Record set.
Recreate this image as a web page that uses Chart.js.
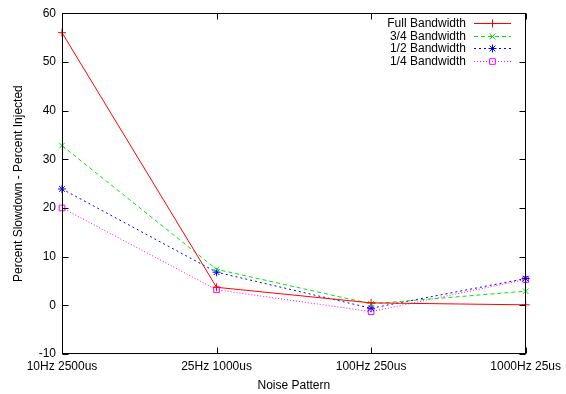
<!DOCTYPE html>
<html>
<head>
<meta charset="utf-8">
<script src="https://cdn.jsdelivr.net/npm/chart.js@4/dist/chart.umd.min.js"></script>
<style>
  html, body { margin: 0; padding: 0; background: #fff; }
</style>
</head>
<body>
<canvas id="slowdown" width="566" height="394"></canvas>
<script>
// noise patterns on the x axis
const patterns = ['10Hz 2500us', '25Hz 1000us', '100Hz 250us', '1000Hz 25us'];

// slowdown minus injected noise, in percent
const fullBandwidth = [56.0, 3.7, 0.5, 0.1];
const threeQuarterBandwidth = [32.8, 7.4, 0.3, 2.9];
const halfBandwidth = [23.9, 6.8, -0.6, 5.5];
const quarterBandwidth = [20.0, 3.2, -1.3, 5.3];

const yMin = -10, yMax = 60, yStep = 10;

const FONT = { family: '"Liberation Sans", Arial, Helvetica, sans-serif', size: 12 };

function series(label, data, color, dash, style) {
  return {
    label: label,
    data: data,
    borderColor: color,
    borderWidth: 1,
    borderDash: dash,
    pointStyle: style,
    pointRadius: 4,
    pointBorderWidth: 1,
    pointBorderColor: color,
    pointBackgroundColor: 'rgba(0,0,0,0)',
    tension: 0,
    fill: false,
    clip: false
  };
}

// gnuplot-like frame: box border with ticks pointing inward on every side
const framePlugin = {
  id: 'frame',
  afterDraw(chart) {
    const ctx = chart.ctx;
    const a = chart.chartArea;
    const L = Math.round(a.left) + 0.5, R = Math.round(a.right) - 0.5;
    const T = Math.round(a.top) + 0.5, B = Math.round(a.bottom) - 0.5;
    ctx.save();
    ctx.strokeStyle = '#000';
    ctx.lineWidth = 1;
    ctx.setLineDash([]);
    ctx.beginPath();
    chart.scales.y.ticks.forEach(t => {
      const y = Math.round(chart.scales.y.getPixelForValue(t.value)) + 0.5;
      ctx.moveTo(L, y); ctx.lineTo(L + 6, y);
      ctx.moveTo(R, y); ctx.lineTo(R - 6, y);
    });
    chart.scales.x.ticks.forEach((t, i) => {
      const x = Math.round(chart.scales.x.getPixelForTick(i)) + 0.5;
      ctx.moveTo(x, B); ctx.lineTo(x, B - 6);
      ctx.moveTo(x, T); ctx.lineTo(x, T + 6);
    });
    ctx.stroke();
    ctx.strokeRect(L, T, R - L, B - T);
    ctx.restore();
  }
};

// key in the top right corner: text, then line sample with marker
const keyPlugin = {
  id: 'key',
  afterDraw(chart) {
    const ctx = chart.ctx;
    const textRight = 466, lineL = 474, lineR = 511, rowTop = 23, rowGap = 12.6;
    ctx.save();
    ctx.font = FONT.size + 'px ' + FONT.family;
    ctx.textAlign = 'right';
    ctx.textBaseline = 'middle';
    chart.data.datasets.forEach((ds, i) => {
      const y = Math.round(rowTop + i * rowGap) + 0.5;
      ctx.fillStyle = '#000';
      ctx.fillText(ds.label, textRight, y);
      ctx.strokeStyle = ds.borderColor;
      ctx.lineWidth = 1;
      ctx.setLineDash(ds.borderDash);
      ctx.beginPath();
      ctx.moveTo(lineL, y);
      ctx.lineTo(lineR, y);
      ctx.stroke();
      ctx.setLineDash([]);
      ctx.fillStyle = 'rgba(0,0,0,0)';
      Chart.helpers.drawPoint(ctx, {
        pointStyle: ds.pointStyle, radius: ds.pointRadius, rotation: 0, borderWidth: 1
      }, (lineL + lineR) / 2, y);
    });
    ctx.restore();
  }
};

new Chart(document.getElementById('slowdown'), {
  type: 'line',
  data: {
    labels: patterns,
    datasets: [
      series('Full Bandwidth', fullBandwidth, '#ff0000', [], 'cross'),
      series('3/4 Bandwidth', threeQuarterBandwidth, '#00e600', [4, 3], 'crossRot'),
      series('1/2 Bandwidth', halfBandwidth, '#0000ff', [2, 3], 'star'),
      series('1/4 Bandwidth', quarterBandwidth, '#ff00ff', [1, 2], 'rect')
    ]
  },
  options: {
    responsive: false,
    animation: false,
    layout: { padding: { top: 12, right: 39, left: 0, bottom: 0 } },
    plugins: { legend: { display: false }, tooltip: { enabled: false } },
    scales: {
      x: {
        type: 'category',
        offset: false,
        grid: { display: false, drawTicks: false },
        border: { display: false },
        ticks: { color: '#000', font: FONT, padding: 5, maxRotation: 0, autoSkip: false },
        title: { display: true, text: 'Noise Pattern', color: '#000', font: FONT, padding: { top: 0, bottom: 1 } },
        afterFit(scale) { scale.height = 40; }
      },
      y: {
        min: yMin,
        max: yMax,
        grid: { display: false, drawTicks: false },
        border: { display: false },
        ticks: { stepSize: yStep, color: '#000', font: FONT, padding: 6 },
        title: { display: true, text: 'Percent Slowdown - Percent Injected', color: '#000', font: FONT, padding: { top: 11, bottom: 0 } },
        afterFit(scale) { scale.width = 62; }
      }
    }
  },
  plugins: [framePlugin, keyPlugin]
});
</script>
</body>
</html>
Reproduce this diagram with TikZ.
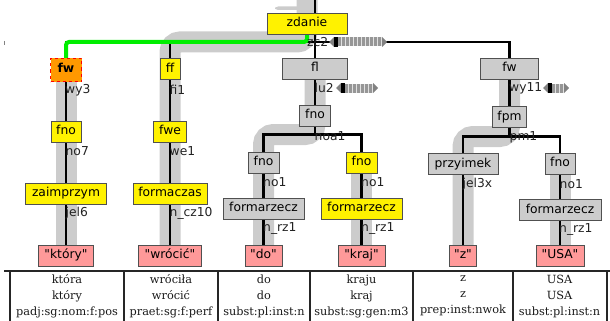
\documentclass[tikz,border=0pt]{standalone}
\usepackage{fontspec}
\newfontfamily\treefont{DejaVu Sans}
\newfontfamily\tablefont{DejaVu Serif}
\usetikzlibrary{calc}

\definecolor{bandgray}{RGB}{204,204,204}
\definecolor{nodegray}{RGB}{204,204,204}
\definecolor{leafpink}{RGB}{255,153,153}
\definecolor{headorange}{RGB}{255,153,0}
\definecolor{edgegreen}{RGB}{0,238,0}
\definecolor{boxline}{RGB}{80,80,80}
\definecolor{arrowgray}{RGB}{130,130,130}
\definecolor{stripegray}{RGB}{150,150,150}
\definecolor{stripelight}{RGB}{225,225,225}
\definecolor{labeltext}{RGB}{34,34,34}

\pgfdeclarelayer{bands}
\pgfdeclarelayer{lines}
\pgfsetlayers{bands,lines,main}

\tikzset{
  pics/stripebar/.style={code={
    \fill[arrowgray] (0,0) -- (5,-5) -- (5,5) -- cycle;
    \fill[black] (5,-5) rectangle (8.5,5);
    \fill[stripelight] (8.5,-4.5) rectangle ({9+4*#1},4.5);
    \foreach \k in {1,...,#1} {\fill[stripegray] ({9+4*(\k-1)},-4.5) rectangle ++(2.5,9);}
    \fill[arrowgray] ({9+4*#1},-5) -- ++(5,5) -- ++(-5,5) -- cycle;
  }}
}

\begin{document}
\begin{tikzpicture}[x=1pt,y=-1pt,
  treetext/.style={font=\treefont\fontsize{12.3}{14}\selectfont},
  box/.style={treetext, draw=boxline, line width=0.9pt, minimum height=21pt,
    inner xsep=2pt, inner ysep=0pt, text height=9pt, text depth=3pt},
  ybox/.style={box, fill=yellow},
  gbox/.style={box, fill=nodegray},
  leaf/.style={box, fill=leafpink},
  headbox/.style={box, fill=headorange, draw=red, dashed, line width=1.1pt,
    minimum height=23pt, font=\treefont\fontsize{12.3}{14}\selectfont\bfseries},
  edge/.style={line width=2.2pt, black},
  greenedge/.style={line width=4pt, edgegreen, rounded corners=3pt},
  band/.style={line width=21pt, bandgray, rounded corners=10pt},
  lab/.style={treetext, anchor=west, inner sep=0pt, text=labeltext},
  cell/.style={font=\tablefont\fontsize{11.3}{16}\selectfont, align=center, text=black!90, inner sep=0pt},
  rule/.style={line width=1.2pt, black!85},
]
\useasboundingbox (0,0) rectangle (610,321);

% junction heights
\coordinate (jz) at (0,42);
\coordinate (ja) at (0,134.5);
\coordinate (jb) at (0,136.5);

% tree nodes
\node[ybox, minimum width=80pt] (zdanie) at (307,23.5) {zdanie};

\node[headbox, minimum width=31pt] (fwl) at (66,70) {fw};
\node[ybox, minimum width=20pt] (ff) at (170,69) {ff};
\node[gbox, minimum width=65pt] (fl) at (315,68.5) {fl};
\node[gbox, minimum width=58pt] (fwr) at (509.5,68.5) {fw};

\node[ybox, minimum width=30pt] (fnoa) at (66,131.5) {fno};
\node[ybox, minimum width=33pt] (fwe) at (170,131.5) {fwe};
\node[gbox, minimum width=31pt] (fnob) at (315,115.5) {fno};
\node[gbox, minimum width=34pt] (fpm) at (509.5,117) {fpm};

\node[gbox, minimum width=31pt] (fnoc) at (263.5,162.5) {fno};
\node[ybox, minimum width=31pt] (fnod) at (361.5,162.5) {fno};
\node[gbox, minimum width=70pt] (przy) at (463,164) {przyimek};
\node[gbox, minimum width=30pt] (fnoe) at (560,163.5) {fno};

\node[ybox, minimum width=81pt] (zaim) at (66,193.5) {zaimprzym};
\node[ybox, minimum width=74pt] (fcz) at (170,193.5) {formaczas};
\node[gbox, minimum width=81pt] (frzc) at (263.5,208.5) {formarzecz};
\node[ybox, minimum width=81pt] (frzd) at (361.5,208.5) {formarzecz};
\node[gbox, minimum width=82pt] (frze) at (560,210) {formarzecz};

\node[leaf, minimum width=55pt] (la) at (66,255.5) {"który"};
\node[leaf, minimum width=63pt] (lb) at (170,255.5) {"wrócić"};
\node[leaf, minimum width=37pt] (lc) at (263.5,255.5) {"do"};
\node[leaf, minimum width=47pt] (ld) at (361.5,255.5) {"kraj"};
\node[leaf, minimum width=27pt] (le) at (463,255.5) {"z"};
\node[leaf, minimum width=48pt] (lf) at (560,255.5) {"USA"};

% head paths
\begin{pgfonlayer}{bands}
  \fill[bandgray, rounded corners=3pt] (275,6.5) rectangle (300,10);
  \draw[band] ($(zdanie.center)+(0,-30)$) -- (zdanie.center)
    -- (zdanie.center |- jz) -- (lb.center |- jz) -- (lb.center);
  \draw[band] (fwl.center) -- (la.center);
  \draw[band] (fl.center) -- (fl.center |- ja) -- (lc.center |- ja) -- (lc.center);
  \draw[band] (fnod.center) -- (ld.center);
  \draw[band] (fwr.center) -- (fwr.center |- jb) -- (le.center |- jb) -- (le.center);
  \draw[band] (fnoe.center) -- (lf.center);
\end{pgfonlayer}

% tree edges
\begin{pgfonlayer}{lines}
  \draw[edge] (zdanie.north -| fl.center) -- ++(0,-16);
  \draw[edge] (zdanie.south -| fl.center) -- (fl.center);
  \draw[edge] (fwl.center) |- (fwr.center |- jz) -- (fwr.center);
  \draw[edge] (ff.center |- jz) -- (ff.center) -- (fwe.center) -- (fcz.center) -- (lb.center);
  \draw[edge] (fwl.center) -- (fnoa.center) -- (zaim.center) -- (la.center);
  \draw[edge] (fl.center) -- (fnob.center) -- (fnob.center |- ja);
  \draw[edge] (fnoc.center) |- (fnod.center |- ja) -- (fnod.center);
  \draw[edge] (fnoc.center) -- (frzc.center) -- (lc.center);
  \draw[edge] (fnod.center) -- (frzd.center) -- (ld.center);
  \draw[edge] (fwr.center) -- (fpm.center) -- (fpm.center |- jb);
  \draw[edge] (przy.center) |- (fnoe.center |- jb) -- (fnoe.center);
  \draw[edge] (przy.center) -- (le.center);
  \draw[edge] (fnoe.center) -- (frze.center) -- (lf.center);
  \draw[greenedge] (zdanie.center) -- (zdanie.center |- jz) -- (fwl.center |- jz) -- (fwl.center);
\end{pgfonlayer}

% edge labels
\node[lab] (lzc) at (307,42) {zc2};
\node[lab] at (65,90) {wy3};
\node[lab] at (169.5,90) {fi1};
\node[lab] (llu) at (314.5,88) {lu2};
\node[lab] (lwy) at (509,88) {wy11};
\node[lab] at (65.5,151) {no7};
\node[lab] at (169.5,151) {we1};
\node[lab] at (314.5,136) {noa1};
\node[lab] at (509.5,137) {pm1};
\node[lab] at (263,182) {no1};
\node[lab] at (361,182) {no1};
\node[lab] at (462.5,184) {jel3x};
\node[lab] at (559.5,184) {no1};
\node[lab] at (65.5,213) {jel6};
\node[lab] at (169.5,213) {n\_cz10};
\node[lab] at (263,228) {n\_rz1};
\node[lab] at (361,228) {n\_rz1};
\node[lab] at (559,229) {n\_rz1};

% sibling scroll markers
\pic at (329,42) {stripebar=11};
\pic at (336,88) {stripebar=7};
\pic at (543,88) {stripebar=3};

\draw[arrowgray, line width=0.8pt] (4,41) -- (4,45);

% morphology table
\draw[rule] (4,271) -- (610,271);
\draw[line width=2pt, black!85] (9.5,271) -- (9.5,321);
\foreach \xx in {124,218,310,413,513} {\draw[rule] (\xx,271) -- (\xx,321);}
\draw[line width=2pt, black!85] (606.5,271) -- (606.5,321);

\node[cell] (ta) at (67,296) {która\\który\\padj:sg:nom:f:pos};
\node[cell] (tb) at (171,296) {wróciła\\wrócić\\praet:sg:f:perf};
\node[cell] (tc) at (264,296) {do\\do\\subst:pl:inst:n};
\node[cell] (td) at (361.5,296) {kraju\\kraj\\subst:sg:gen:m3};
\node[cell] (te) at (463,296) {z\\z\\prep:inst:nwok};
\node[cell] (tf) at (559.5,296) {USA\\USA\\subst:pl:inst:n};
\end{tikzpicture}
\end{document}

What to do. Omitting all pictures, restate exactly the lines of the material from its start through the line that contains "const patterns = ['10Hz".

Written answer.
Recreate this image as a web page that uses Chart.js.
<!DOCTYPE html>
<html>
<head>
<meta charset="utf-8">
<script src="https://cdn.jsdelivr.net/npm/chart.js@4/dist/chart.umd.min.js"></script>
<style>
  html, body { margin: 0; padding: 0; background: #fff; }
</style>
</head>
<body>
<canvas id="slowdown" width="566" height="394"></canvas>
<script>
// noise patterns on the x axis
const patterns = ['10Hz 2500us', '25Hz 1000us', '100Hz 250us', '1000Hz 25us'];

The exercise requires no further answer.